Seafarers are warned to be on their guard against coronavirus scammers.
Scammers are using robocalls, text messages, emails and social media ads offering financial help, or selling bogus treatments and cures. The scams include:
- phone calls from people pretending to work for government health agencies offering the opportunity to get on a waiting list for a vaccine when it becomes available — a credit card number is required to get on the list
- pop-up ads for cures that don't exist
- fake puppy and kitten websites, since the stay-safe-at-home protocols have created a demand for pets
- offers to help secure or speed up government relief payments — provided you pay a fee and reveal your National Insurance number and banking information
There has been reports of criminals posing as healthcare workers in the UK and US. In the US some scammers have set up fake mobile Covid-19 testing sites in car parks, charging victims hundreds of dollars for a bogus test.

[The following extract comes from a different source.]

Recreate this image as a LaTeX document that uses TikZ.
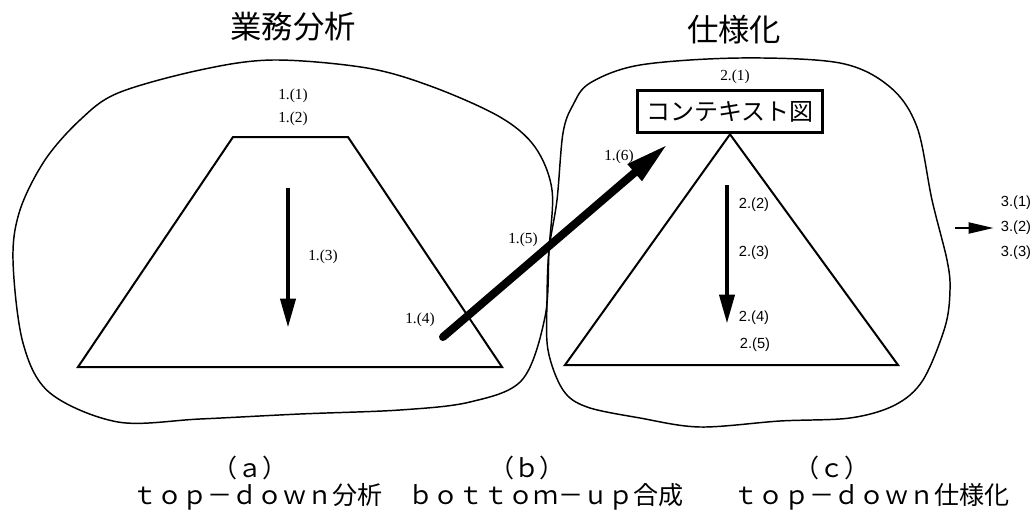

In the UK a checklist of what the Covid-19 test contact tracers will never do is published within the government's Test and Trace guidance advice, to help users avoid scams.
Wired magazine also has advice on how to avoid potential scammers posing as NHS contact tracers.
Age UK reported doorstep scams, where fake NHS teams turn up at a person's door claiming to be doing at home testing, when in fact they are thieves taking advantage of people self-isolating.
In April the UK's National Cyber Security Centre (NCSC) said it took down more than 2,000 online coronavirus scams, including 471 fake online shops that were selling fraudulent virus-related items. It has also set up a suspicious email reporting service (SERS).